Helpful and Little-Known Tips for Beginner Motorcyclists

Learning how to ride a motorcycle can be an exciting yet terrifying time for many people. It’s so different from driving a car that it’s as if you’re learning how to drive all over again. It can be a skill quickly learned if you’re willing to put in the right amount of practice time. Remember that each person is different regarding how much practice time is needed to feel comfortable and confident riding a motorcycle. Here are a few tips to help speed up that process.

Tips for Beginner Motorcyclists

Begin with an older motorcycle

While you practice riding your motorcycle, you may damage the motorcycle a little bit. This may happen from taking a turn a little too sharply or from dropping the motorcycle altogether.

This is quite common, and you may be surprised how many motorcycle owners do it. However, for this very reason, it’s best to begin your riding experience with an older, less expensive motorcycle. There’s no need to go out and buy the motorcycle of your dreams to practice with because you’ll most likely scratch it up one way or another.

Shop for insurance ahead of time

Before you consider getting on a motorcycle and start riding it, you must obtain motorcycle insurance. Insurance is normally provided when you at least have a permit to operate a motorcycle. Be sure to get your motorcycle permit to know you’re covered while on the road.

It’s a good idea to shop around to find the best deal.
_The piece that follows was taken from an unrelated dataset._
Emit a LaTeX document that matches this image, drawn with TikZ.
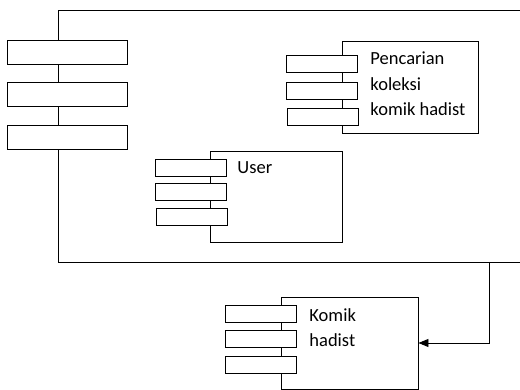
\documentclass[tikz,border=0pt]{standalone}
\usepackage{fontspec}
\setmainfont{Carlito}
\usepackage{tikz}
\usetikzlibrary{arrows.meta}

\begin{document}
\begin{tikzpicture}[x=1pt, y=-1pt, line width=0.9pt]
\useasboundingbox (0,0) rectangle (520,390);
\clip (0,0) rectangle (520,390);

\begin{scope}[every node/.style={rectangle,draw,inner sep=0pt}]
  % badan komponen
  \node[minimum width=482, minimum height=252] (sistem) at (299,136) {};
    \node[minimum width=136, minimum height=92] (pencarian) at (410,87) {};
    \node[minimum width=132, minimum height=91] (user) at (276,196.5) {};
    \node[minimum width=137, minimum height=92] (komik) at (349.5,343) {};
\end{scope}

\begin{scope}[every node/.style={rectangle,draw,fill=white,inner sep=0pt}]
  % port sistem
  \node[minimum width=120, minimum height=24] (sistemA) at (67,52) {};
    \node[minimum width=120, minimum height=24] (sistemB) at (67,94.5) {};
    \node[minimum width=120, minimum height=24] (sistemC) at (67,137.5) {};
  % port pencarian
  \node[minimum width=71, minimum height=17] (pencarianA) at (321.5,63.5) {};
    \node[minimum width=71, minimum height=17] (pencarianB) at (321.5,91) {};
    \node[minimum width=71, minimum height=17] (pencarianC) at (322.5,116.5) {};
  % port user
  \node[minimum width=71, minimum height=17] (userA) at (190.5,167.5) {};
    \node[minimum width=71, minimum height=17] (userB) at (190.5,192) {};
    \node[minimum width=71, minimum height=17] (userC) at (191.5,217) {};
  % port komik
  \node[minimum width=71, minimum height=17] (komikA) at (260.5,314) {};
    \node[minimum width=71, minimum height=17] (komikB) at (260.5,338.5) {};
    \node[minimum width=71, minimum height=17] (komikC) at (260.5,364.5) {};
\end{scope}

% base = baris terakhir
\begin{scope}[every node/.style={anchor=base west, align=left, inner sep=0pt,
              font=\fontsize{18.5}{25.5}\selectfont}]
    \node (pencarianLbl) at (370,116) {Pencarian\\koleksi\\komik hadist};
    \node (userLbl) at (237,174) {User};
    \node (komikLbl) at (309,347) {Komik\\hadist};
\end{scope}

\begin{scope}[>={Triangle[length=10pt,width=8pt]}]
    \coordinate (turun) at (489,262);
    \draw [->] (turun) |- (komik.east);
\end{scope}
\end{tikzpicture}
\end{document}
Like car insurance, you may be surprised at how much of a difference in premiums between insurance companies. Motorcycle insurance quotes can be quite easy to get. Ensure you receive several quotes to decide which is best for you and your budget.

While shopping for insurance, ensure you understand what motorcycle insurance is and what it does for you. Ask as many questions as necessary to help you understand.

Take a motorcycle riding course

A lot can be learned from a course, as it will help give a new rider more confidence. A safety riding course consists of several hours of in-classroom work as well as several hours of actually practicing riding a motorcycle with help from a qualified instructor.

Most beginners can find a course offered close enough to where they live, and the cost of such a course is well worth it.

Practice in an empty parking lot

Attempting to find the safest places to practice riding a motorcycle as a beginner rider can sometimes be a little frustrating. Having other drivers near you while you’re learning can sometimes become an intimidating feeling that can impact how you ride.

One of the best places to practice is in a large, empty parking lot. A few ideal places may include school and church parking lots. Do so after hours so you don’t have to worry about other vehicles coming in and out.

Parking lots are a good idea since they already have painted lines to practice riding around, and you don’t have to worry about other drivers causing you much stress.

Practice sharp maneuvering

Gaining the skill of maneuvering the motorcycle correctly can sometimes feel overwhelming. It may appear to be simple when you watch other motorcyclists do it, but it’s much more difficult than that and takes practice.

As a motorcycle rider, you may be caught in a few situations that require hard maneuvering and some sudden movements. During your practice time as a beginner rider, ensure you practice making sharp turns and tight circles. You should also practice making quick acceleration and hard braking because there will be a time when you’ll need to do that to avoid a collision or a risky situation.

Practicing these hard maneuvers may initially feel intimidating, but doing them repeatedly will allow you to become much more comfortable and confident about doing them instinctively. Be a little cautious at first, and try not to hurt yourself.

Low-speed practice

Learning how to handle the motorcycle when it’s going at low speeds is a good skill to practice. It’s not just about speed and hard maneuvers.

Balancing your motorcycle becomes much more difficult when you’re going slowly. It’s very similar to if you were riding a bicycle. The momentum of the motorcycle will help you keep your balance. 

One of the skills to practice is going low speeds without taking your feet off the foot pegs and determining how slow you can go without doing so. Be careful doing this, and don’t hurt yourself or go too slow that you lose your balance. Yes, dropping your bike can happen, but no one wants to make a habit of doing so.

Be cautious of other vehicles while stopped

Whether you’re a motorcycle rider or a car driver, you will always need to be aware of your surroundings, even if you’re at a complete stop. Pay particular attention to where you stop on the road, including if you’re at a stop sign, traffic light, within traffic, etc.

Some motorcyclists make the mistake of stopping in the middle of the lane while they wait until they can start moving again. The main problem is that if the car’s driver behind you doesn’t see you, you could be pinned between two cars.

To avoid this from happening, stop your motorcycle toward either the left or right side of the lane. If the driver behind you doesn’t see you and bumps into you, you would typically be pushed forward into space rather than into the car directly in front of you and get pinned by both vehicles.

Assume no one else can see you

One of beginner motorcycle riders’ most common mistakes is assuming that other drivers around them can see them. When people take driver training to learn how to operate a car, they often are not taught how to watch out for motorcyclists.

It would be a safe practice to assume that no one can see you while you’re out on the road. This will help make you a much better defensive rider and help you be aware of where you’re riding compared to other cars on the road.

Although there are a lot of other tips to consider, these tips can help you get started…and keep going while learning your new ride!